I distinctly remember one of my high school teachers saying that if you asked someone if they were willing to have a serious operation like a brain lobe removal, that most would be unwilling unless there was no other choice. However, if you told them that you were going to do it with a laser, people would want to get it done right away. Such was the mesmerizing appeal of the word “laser.”
Fecal microbiota transfer (FMT) certainly does not sound as enticing as a laser treatment. Nevertheless, the authors of a recent report state that “we received interest from patients all over the world to participate.” That being said, this recent report reintroduces the concept of FMT for ulcerative colitis (UC) (JPGN 2013; 56: 597-601).

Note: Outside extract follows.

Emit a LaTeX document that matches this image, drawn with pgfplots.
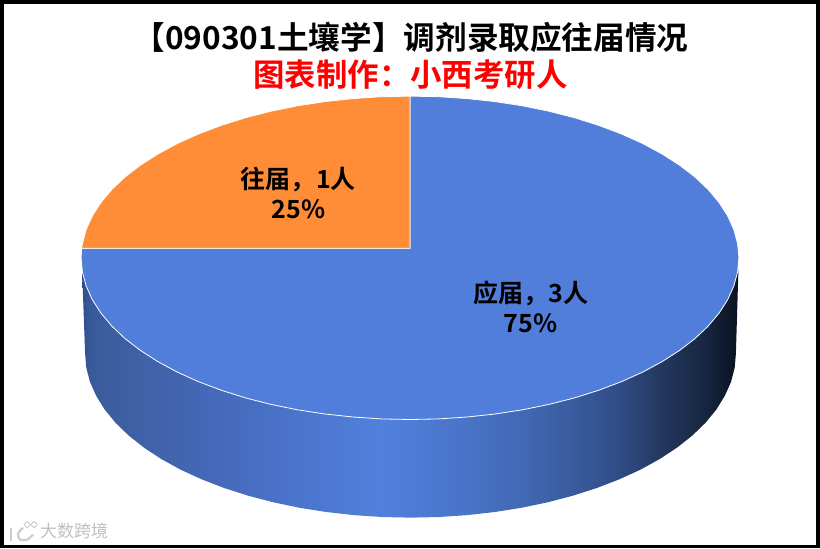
\documentclass[border=0pt]{standalone}
\usepackage{pgfplots}
\pgfplotsset{compat=1.18}
\usepackage{fontspec}
\newfontfamily\cjk{Noto Sans CJK SC}
\newfontfamily\cjkb{Noto Sans CJK SC Bold}
\newcommand{\fwcomma}{\char"FF0C\relax}
\newcommand{\fwcolon}{\char"FF1A\relax}
\definecolor{faceblue}{HTML}{517EDB}
\definecolor{faceorange}{HTML}{FF8C37}
\definecolor{s0}{HTML}{2F4D8A}
\definecolor{s1}{HTML}{385A9A}
\definecolor{s2}{HTML}{3C5E9F}
\definecolor{s3}{HTML}{4467B6}
\definecolor{s4}{HTML}{4B75CD}
\definecolor{s5}{HTML}{5180DC}
\definecolor{s6}{HTML}{4A76CC}
\definecolor{s7}{HTML}{4269B5}
\definecolor{s8}{HTML}{3A5C9F}
\definecolor{s9}{HTML}{2F4C85}
\definecolor{s10}{HTML}{24395F}
\definecolor{s11}{HTML}{182844}
\definecolor{s12}{HTML}{0A1220}
\pgfdeclarehorizontalshading{sideblue}{100bp}{
 color(0bp)=(s0); color(25bp)=(s0); color(25.6bp)=(s1); color(27.1bp)=(s2);
 color(34bp)=(s3); color(41.6bp)=(s4); color(48bp)=(s5); color(53bp)=(s6);
 color(58.4bp)=(s7); color(62.2bp)=(s8); color(66bp)=(s9); color(69bp)=(s10);
 color(72.1bp)=(s11); color(75bp)=(s12); color(100bp)=(s12)}
\begin{document}
\begin{tikzpicture}
\begin{axis}[
  scale only axis, width=820pt, height=548pt,
  xmin=0, xmax=820, ymin=0, ymax=548, y dir=reverse,
  hide axis, clip=true]
% side wall of the pie
\addplot[draw=none, shading=sideblue] coordinates {
 (82,270)(85,353)(86.2,367.3)(89.9,381.5)(96.1,395.4)(104.6,409.1)(115.4,422.3)(128.5,435.0)(143.8,447.1)(161,458.4)(180.2,469)(201.1,478.6)(223.6,487.3)(247.5,495)(272.6,501.6)(298.8,507.1)(325.9,511.4)(353.6,514.5)(381.7,516.4)(410,517)(438.3,516.4)(466.4,514.5)(494.1,511.4)(521.2,507.1)(547.4,501.6)(572.5,495)(596.4,487.3)(618.9,478.6)(639.8,469)(659,458.4)(676.2,447.1)(691.5,435)(704.6,422.3)(715.4,409.1)(723.9,395.4)(730.1,381.5)(733.8,367.3)(735,353)(737.5,270)
} -- cycle;
% 3 of 4: blue slice, top face
\addplot[fill=faceblue, draw=white, line width=0.8pt] coordinates {
 (409.5,248)(409.5,96)(438.1,96.6)(466.5,98.5)(494.5,101.5)(521.9,105.7)(548.3,111.1)(573.8,117.6)(597.9,125.2)(620.7,133.8)(641.8,143.3)(661.1,153.7)(678.6,164.9)(694,176.7)(707.2,189.2)(718.2,202.3)(726.8,215.7)(733,229.5)(736.7,243.4)(738,257.5)(736.7,271.6)(733,285.5)(726.8,299.3)(718.2,312.7)(707.2,325.8)(694,338.3)(678.6,350.1)(661.1,361.3)(641.8,371.7)(620.7,381.2)(597.9,389.8)(573.8,397.4)(548.3,403.9)(521.9,409.3)(494.5,413.5)(466.5,416.5)(438.1,418.4)(409.5,419)(380.9,418.4)(352.5,416.5)(324.5,413.5)(297.1,409.3)(270.7,403.9)(245.2,397.4)(221.1,389.8)(198.3,381.2)(177.2,371.7)(157.9,361.3)(140.4,350.1)(125,338.3)(111.8,325.8)(100.8,312.7)(92.2,299.3)(86,285.5)(82.3,271.6)(81,257.5)(81.6,248)
} -- cycle;
% 1 of 4: orange slice, top face
\addplot[fill=faceorange, draw=white, line width=0.8pt] coordinates {
 (409.5,248)(81.6,248)(82.3,243.4)(86,229.5)(92.2,215.7)(100.8,202.3)(111.8,189.2)(125,176.7)(140.4,164.9)(157.9,153.7)(177.2,143.3)(198.3,133.8)(221.1,125.2)(245.2,117.6)(270.7,111.1)(297.1,105.7)(324.5,101.5)(352.5,98.5)(380.9,96.6)(409.5,96)
} -- cycle;
% frame
\addplot[draw=black, line width=3.6pt] coordinates {(1.8,1.8)(817.2,1.8)(817.2,546)(1.8,546)} -- cycle;
% watermark logo
\addplot[draw=black!20, line width=2.2pt] coordinates {(11,527)(11,540)};
\addplot[draw=black!20, line width=2.2pt, smooth] coordinates {(23,527)(18,533)(20,539)(27,539)(33,534)};
\addplot[draw=black!20, line width=1pt, smooth] coordinates {(24,524)(27,521)(30,524)(27,527)(24,524)};
\addplot[draw=black!20, line width=1pt, smooth] coordinates {(31,524)(34,521)(37,524)(34,527)(31,524)};
\node[font=\cjkb\fontsize{31.6}{32}\selectfont, text=black] at (axis cs:410.5,37) {【090301土壤学】调剂录取应往届情况};
\node[font=\cjkb\fontsize{31.4}{32}\selectfont, text=red] at (axis cs:410,75) {图表制作\fwcolon 小西考研人};
\node[font=\cjkb\fontsize{25}{25}\selectfont, text=black, align=center] at (axis cs:298,193) {往届\fwcomma 1人\\[5pt]25\%};
\node[font=\cjkb\fontsize{25}{25}\selectfont, text=black, align=center] at (axis cs:530,307) {应届\fwcomma 3人\\[5pt]75\%};
\node[font=\cjk\fontsize{17}{17}\selectfont, text=black!25] at (axis cs:74,530) {大数跨境};
\end{axis}
\end{tikzpicture}
\end{document}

In the introduction, the authors note that probiotics, in particular VSL#3, have shown usefulness in the treatment of UC and have noted previous sporadic reports of FMT for inflammatory bowel disease. This led to their pilot study of 10 subjects (7 to 21 years); this was a single-center, uncontrolled study. Due to financial constraints, there was no correlation with fecal microbial profiling, histologic/colonoscopic activity, or stool inflammatory markers.
The authors extensively describe their protocol of FMT (240 mL [in four aliquots] daily for five days) including donor exclusion criteria and donor screening. Participants did not receive any bowel preparation prior to FMT. The majority of participants had pancolitis; only one patient had disease limited to proctitis. One of the ten patients could not retain FMT enemas.

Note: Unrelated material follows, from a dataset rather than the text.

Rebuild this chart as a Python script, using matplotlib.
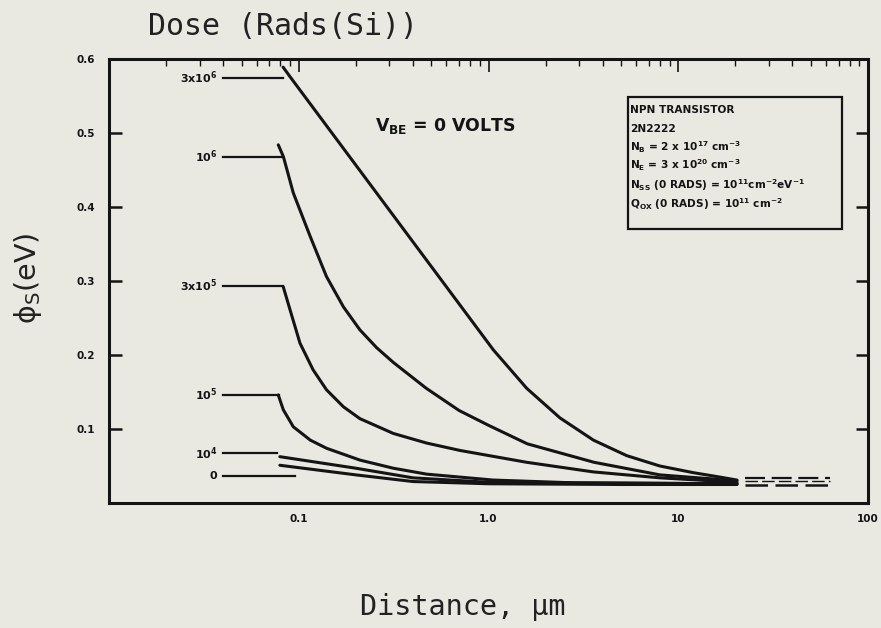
import matplotlib
matplotlib.use("Agg")
import matplotlib.pyplot as plt
from matplotlib.ticker import FixedLocator, LogLocator, NullFormatter

# ---------------- data ----------------
dose_labels = [r'3x10$^{6}$', r'10$^{6}$', r'3x10$^{5}$', r'10$^{5}$', r'10$^{4}$', '0']
leader_y = [0.575, 0.468, 0.293, 0.146, 0.067, 0.036]
leader_x0 = 0.040
leader_x1 = [0.083, 0.081, 0.083, 0.079, 0.077, 0.096]

c3e6_x = [0.0827, 0.090, 1.06, 1.59, 2.38, 3.57, 5.35, 8.0, 12.0, 16.6, 20.4]
c3e6_y = [0.589, 0.576, 0.207, 0.155, 0.115, 0.085, 0.064, 0.050, 0.041, 0.035, 0.031]

c1e6_x = [0.078, 0.083, 0.0936, 0.115, 0.140, 0.172, 0.210, 0.257, 0.315, 0.47, 0.70, 1.0, 1.6, 3.6, 8.0, 20.4]
c1e6_y = [0.484, 0.468, 0.419, 0.360, 0.306, 0.265, 0.234, 0.210, 0.190, 0.155, 0.125, 0.105, 0.080, 0.055, 0.038, 0.030]

c3e5_x = [0.0829, 0.090, 0.1015, 0.119, 0.140, 0.172, 0.210, 0.315, 0.472, 0.708, 1.59, 3.57, 8.0, 20.4]
c3e5_y = [0.292, 0.261, 0.216, 0.180, 0.153, 0.130, 0.114, 0.094, 0.081, 0.071, 0.055, 0.042, 0.034, 0.028]

c1e5_x = [0.078, 0.0829, 0.0936, 0.115, 0.140, 0.210, 0.315, 0.472, 1.06, 3.0, 20.4]
c1e5_y = [0.146, 0.126, 0.103, 0.085, 0.074, 0.058, 0.047, 0.039, 0.031, 0.027, 0.026]

c1e4_x = [0.0795, 0.2, 0.40, 1.0, 5.0, 20.4]
c1e4_y = [0.0626, 0.047, 0.034, 0.028, 0.027, 0.026]

c0_x = [0.0795, 0.2, 0.40, 1.0, 5.0, 20.4]
c0_y = [0.051, 0.038, 0.029, 0.026, 0.025, 0.025]

tail_x = [22.5, 63.0]
tail_y = [0.034, 0.030, 0.025]

xtick_vals = [0.1, 1.0, 10, 100]
xtick_labels = ['0.1', '1.0', '10', '100']
ytick_vals = [0.1, 0.2, 0.3, 0.4, 0.5, 0.6]
ytick_labels = ['0.1', '0.2', '0.3', '0.4', '0.5', '0.6']

info_lines = [
    'NPN TRANSISTOR',
    '2N2222',
    r'N$_{\mathregular{B}}$ = 2 x 10$^{17}$ cm$^{-3}$',
    r'N$_{\mathregular{E}}$ = 3 x 10$^{20}$ cm$^{-3}$',
    r'N$_{\mathregular{SS}}$ (0 RADS) = 10$^{11}$cm$^{-2}$eV$^{-1}$',
    r'Q$_{\mathregular{OX}}$ (0 RADS) = 10$^{11}$ cm$^{-2}$',
]

# ---------------- figure ----------------
bg = '#e9e9e2'
ink = '#141414'
plt.rcParams['mathtext.default'] = 'regular'
fig = plt.figure(figsize=(8.81, 6.28), dpi=100, facecolor=bg)
ax = fig.add_axes([109/881, 1-503/628, (868-109)/881, (503-59)/628], facecolor=bg)
ax.set_xscale('log')
ax.set_xlim(0.01, 100)
ax.set_ylim(0, 0.6)

curves = [(c3e6_x, c3e6_y), (c1e6_x, c1e6_y), (c3e5_x, c3e5_y),
          (c1e5_x, c1e5_y), (c1e4_x, c1e4_y), (c0_x, c0_y)]
for (cx, cy) in curves:
    ax.plot(cx, cy, color=ink, lw=2.2, solid_capstyle='round', solid_joinstyle='round')

for lab, ly, lx1 in zip(dose_labels, leader_y, leader_x1):
    ax.plot([leader_x0, lx1], [ly, ly], color=ink, lw=1.6)
    ax.text(leader_x0 * 0.93, ly, lab, ha='right', va='center', fontsize=8,
            fontweight='bold', color=ink)

for ty, lw in zip(tail_y, [1.6, 1.0, 1.8]):
    ax.plot(tail_x, [ty, ty], color=ink, lw=lw, ls=(0, (9, 3)))

# spines / ticks
for s in ax.spines.values():
    s.set_linewidth(2.2)
    s.set_color(ink)

ax.xaxis.set_major_locator(FixedLocator(xtick_vals))
ax.set_xticklabels(xtick_labels)
ax.xaxis.set_minor_locator(LogLocator(base=10, subs=range(2, 10)))
ax.xaxis.set_minor_formatter(NullFormatter())
ax.tick_params(axis='x', which='both', bottom=False, top=True, direction='in',
               labelbottom=True, labeltop=False, color=ink)
ax.tick_params(axis='x', which='major', length=9, width=1.2, pad=8,
               labelsize=7.5, labelcolor=ink)
ax.tick_params(axis='x', which='minor', length=5, width=1.0)
for t in ax.get_xticklabels():
    t.set_fontweight('bold')

ax.yaxis.set_major_locator(FixedLocator(ytick_vals))
ax.set_yticklabels(ytick_labels)
ax.tick_params(axis='y', which='major', left=True, right=True, direction='in',
               length=9, width=1.8, pad=10, labelsize=7.5, labelcolor=ink, color=ink)
for t in ax.get_yticklabels():
    t.set_fontweight('bold')

# annotation
ax.text(0.59, 0.51, r'V$_{\mathregular{BE}}$ = 0 VOLTS', fontsize=12.5, fontweight='bold',
        color=ink, ha='center', va='center')

# info box
bx0, by0, bx1, by1 = 628/881, 1-229/628, 842/881, 1-97/628
rect = plt.Rectangle((bx0, by0), bx1-bx0, by1-by0, transform=fig.transFigure,
                     fill=False, edgecolor=ink, lw=1.6)
fig.add_artist(rect)
line_py = [110, 129, 147, 165, 185, 204]
for txt, py in zip(info_lines, line_py):
    fig.text(630/881, 1-py/628, txt, fontsize=7.6, fontweight='bold', color=ink,
             ha='left', va='center')

# titles
fig.text(148/881, 1-35/628, 'Dose (Rads(Si))', fontsize=21.5, family='DejaVu Sans Mono',
         color='#222222', ha='left', va='baseline')
fig.text(360/881, 1-615/628, 'Distance, µm', fontsize=20.5, family='DejaVu Sans Mono',
         color='#222222', ha='left', va='baseline')
fig.text(28/881, 1-278/628, r'$\phi_{\mathregular{S}}$(eV)', fontsize=20.5, rotation=90,
         color='#222222', ha='center', va='center')

fig.savefig('out.png', dpi=100, facecolor=bg)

- Short-term improvement was noted with 7 of 9 (78%) achieving a clinical response within one week and 3 of 9 (33%) achieving a clinical remission.
- The authors note that 6 of 9 (67%) maintained a clinical response at 1 month. Although if one examines the study’s figure 2, this graphically demonstrates a fairly meager response in about half of these patients based on their PUCAI score.
- The authors do not overstate their interpretation of their results. “This unique biologic is potentially efficacious.”
- Adverse effects appeared to be mild and self-limiting.
Ultimately if FMT proves efficacious for inflammatory bowel disease, feces with the right microbial mix would be quite valuable. For now, this study indicates that further research is needed in this area.